Calculating Percent Yield: K2PtCl4 + 2 NH3 -> Pt(NH3)2Cl2 + 2 KCl

[Attraction]

Homework Statement

Given the following equation:

K2PtCl4 + 2 NH3 -----> Pt(NH3)2Cl2 + 2 KCl

c) Starting with 34.5 g of NH3, and you isolate 76.4 g of Pt(NH3)2Cl2, what is the percent yield?

The Attempt at a Solution

I had to balance the eqn, which was pretty easy. Then I determined what the limiting reagent is, given 34.5g NH3 (which was asked) and I deduced that NH3 was the LR and calculated the theoretical yeild of KCl to be 151g. Part C of the question is what I am having some difficulty with. Percentage yeild.

I'm thinking that the plan for this problem is to calculate the moles of each and then just turn those numbers into percentages. But I don't think that's right. I kind of don't really know where to start otherwise. I could calculate the moles of each and then take a percentage by dividing moles of NH3 by the moles of Pt(NH3)2Cl2 and multiplying that by 100 to make a percentage figure. Need help on this one guys.

 

[Feldoh]

If you know the LR then you can figure out the theoretical yield of both products, correct?

Percent yield is just (actual yield / theoretical yield)

 

[Attraction]

If you know the LR then you can figure out the theoretical yield of both products, correct?

Yes.

Percent yield is just (actual yield / theoretical yield)

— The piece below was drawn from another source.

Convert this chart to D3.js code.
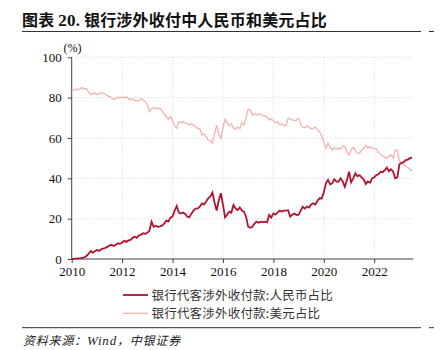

So let's say I have the theoretical yeild of KCl and Pt(NH3)2Cl2, which is easy to calculate. What is the "actual yield"? When I do the calculation of (actual yield / theoretical yield) what figures am I putting in?

 

[Redbelly98]

Wasn't the actual Pt(NH3)2Cl2 yield given as 76.4 g? So you just need to calculate the theoretical yield of Pt(NH3)2Cl2, given 34.5 g of NH3.

 

[Attraction]

Wasn't the actual Pt(NH3)2Cl2 yield given as 76.4 g? So you just need to calculate the theoretical yield of Pt(NH3)2Cl2, given 34.5 g of NH3.

Thanks.